First, choose one of the equations in the system. It's often easiest to pick the simpler one. In this example, we chose the second equation: \(3x + y = 6\).
Next, solve this equation for one variable. Here, we solved for \(y\), giving us \(y = 6 - 3x\).
Then, substitute this expression into the other equation. By replacing \(y\) in the first equation \(8x - 10y = -22\) with \(6 - 3x\), we get a single equation in terms of \(x\) only. This substitution step simplifies the system and allows us to solve for one variable at a time.
Finally, once we've found the value for one variable, we can substitute it back into the expression we found earlier to find the value of the other variable.

Linear equations represent straight lines when graphed on a coordinate plane. They are typically in the form \(ax + by = c\).

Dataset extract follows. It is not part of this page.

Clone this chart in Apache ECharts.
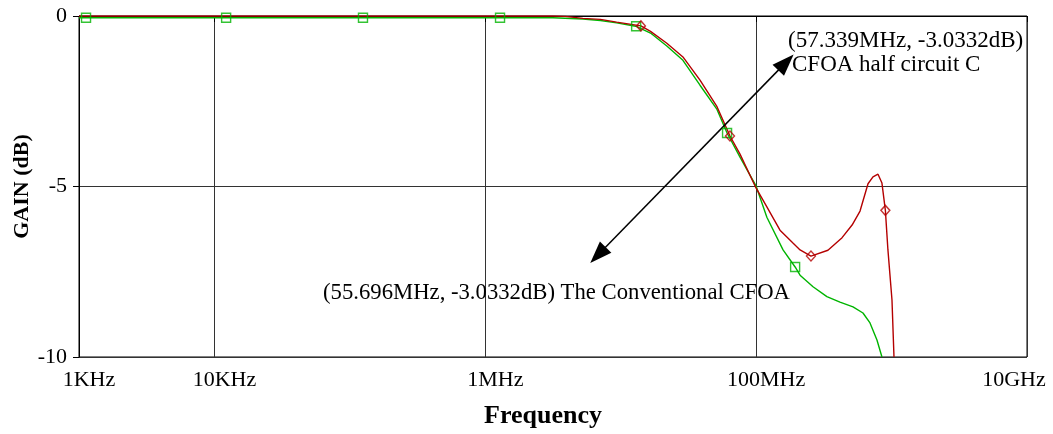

In the given example, we have two linear equations: \(8x - 10y = -22\) and \(3x + y = 6\). These equations can be solved simultaneously because they intersect at a point. By finding this intersection point, we can determine the values of \(x\) and \(y\) that satisfy both equations.

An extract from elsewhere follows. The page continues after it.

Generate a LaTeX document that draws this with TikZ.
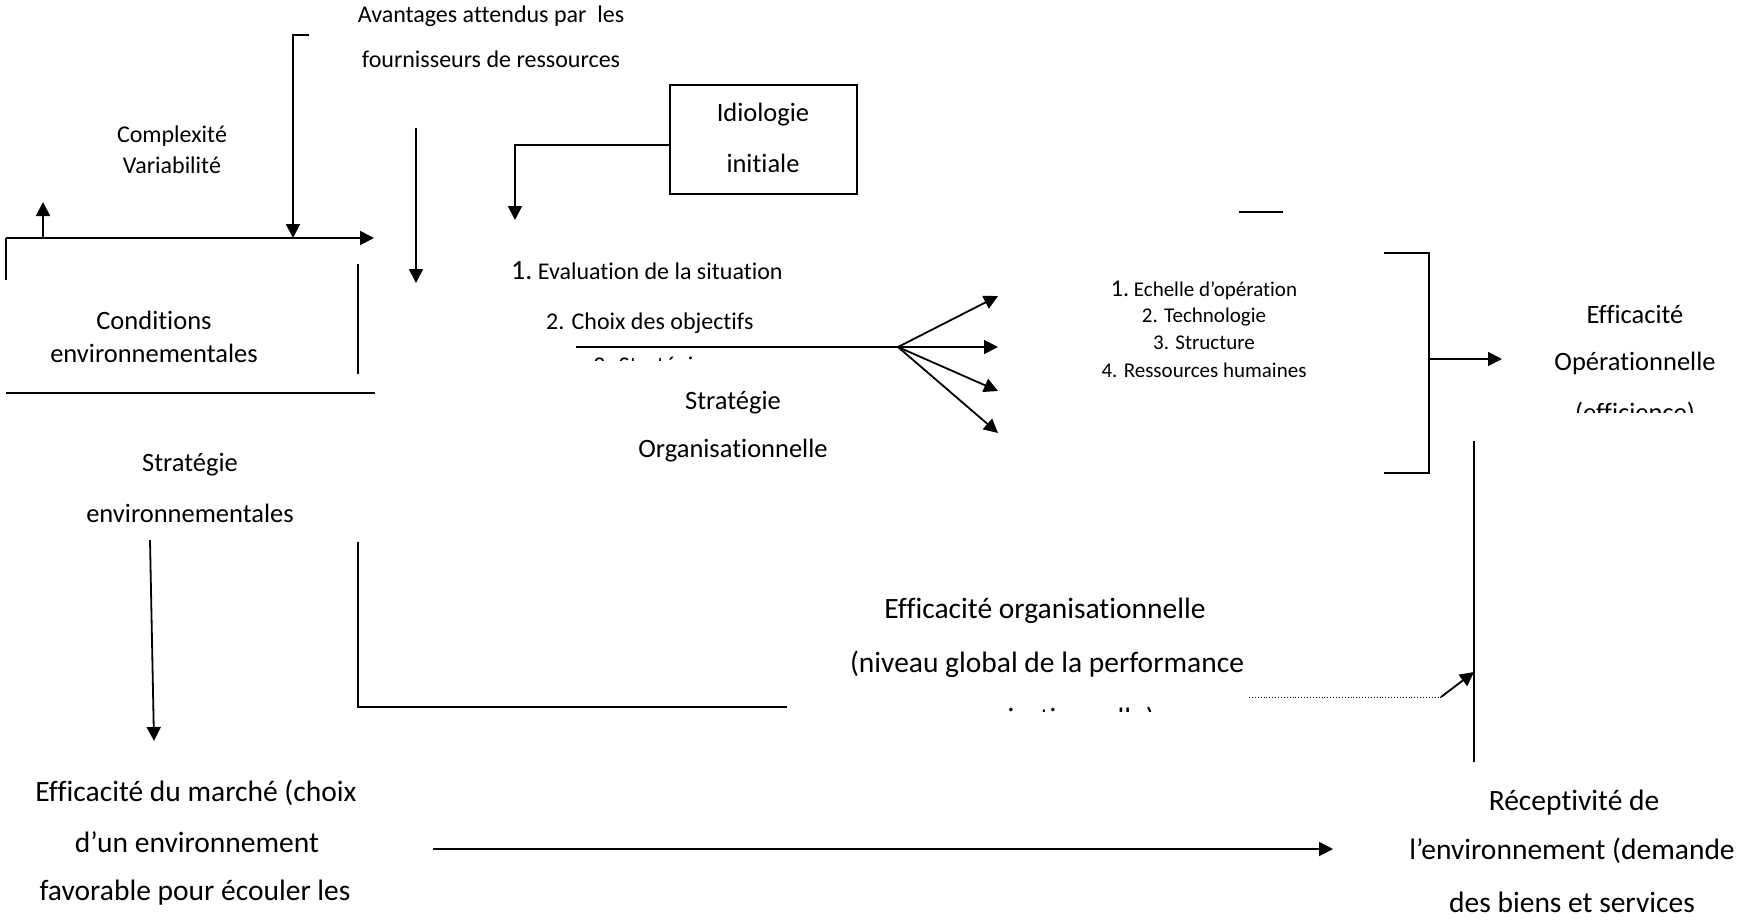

Linear equations are fundamental in algebra. They are used to model relationships between variables. Systems of linear equations can have one solution (intersecting lines), no solution (parallel lines), or infinitely many solutions (coinciding lines).
In our case, the system has a unique solution where the two lines intersect. This point of intersection gives the values of the variables that solves both equations simultaneously.

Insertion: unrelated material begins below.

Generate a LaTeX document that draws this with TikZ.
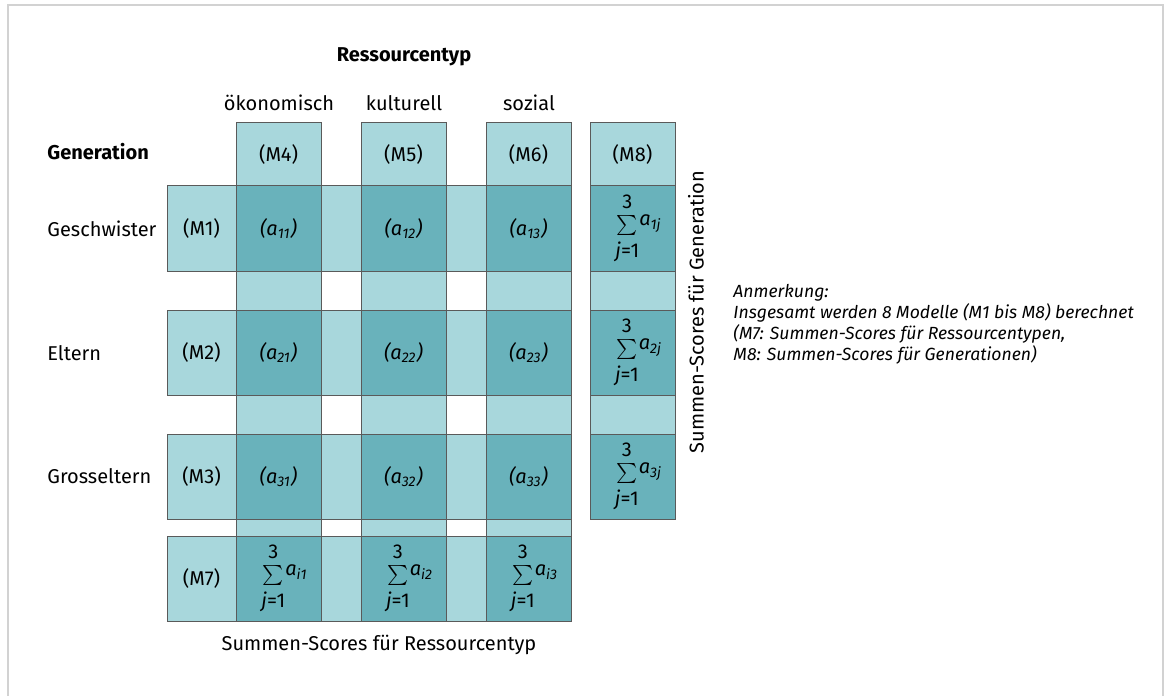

Solving for variables in a system of linear equations requires isolating each variable step by step. Let's break this down:

• Start with one equation and solve it for one of the variables. For instance, in the equation \(3x + y = 6\), we solved for \(y\), obtaining \(y = 6 - 3x\).
• Substitute this result into the other equation to eliminate \(y\). This gives us a single equation with one variable. In this case, substituting into \(8x - 10y = -22\) leads to \(8x - 10(6 - 3x) = -22\).
• Simplify and solve for the remaining variable. Here, we simplified to get \(38x - 60 = -22\) and then solved for \(x\). This gave us \(x = 1\).
• Once \(x\) is found, substitute it back into the equation from which you originally solved for \(y\). Substituting \(x = 1\) back into \(y = 6 - 3(1)\) results in \(y = 3\).

The solution is the set of values for the variables that makes both equations true. Hence, for this system, \(x = 1\) and \(y = 3\) is the solution.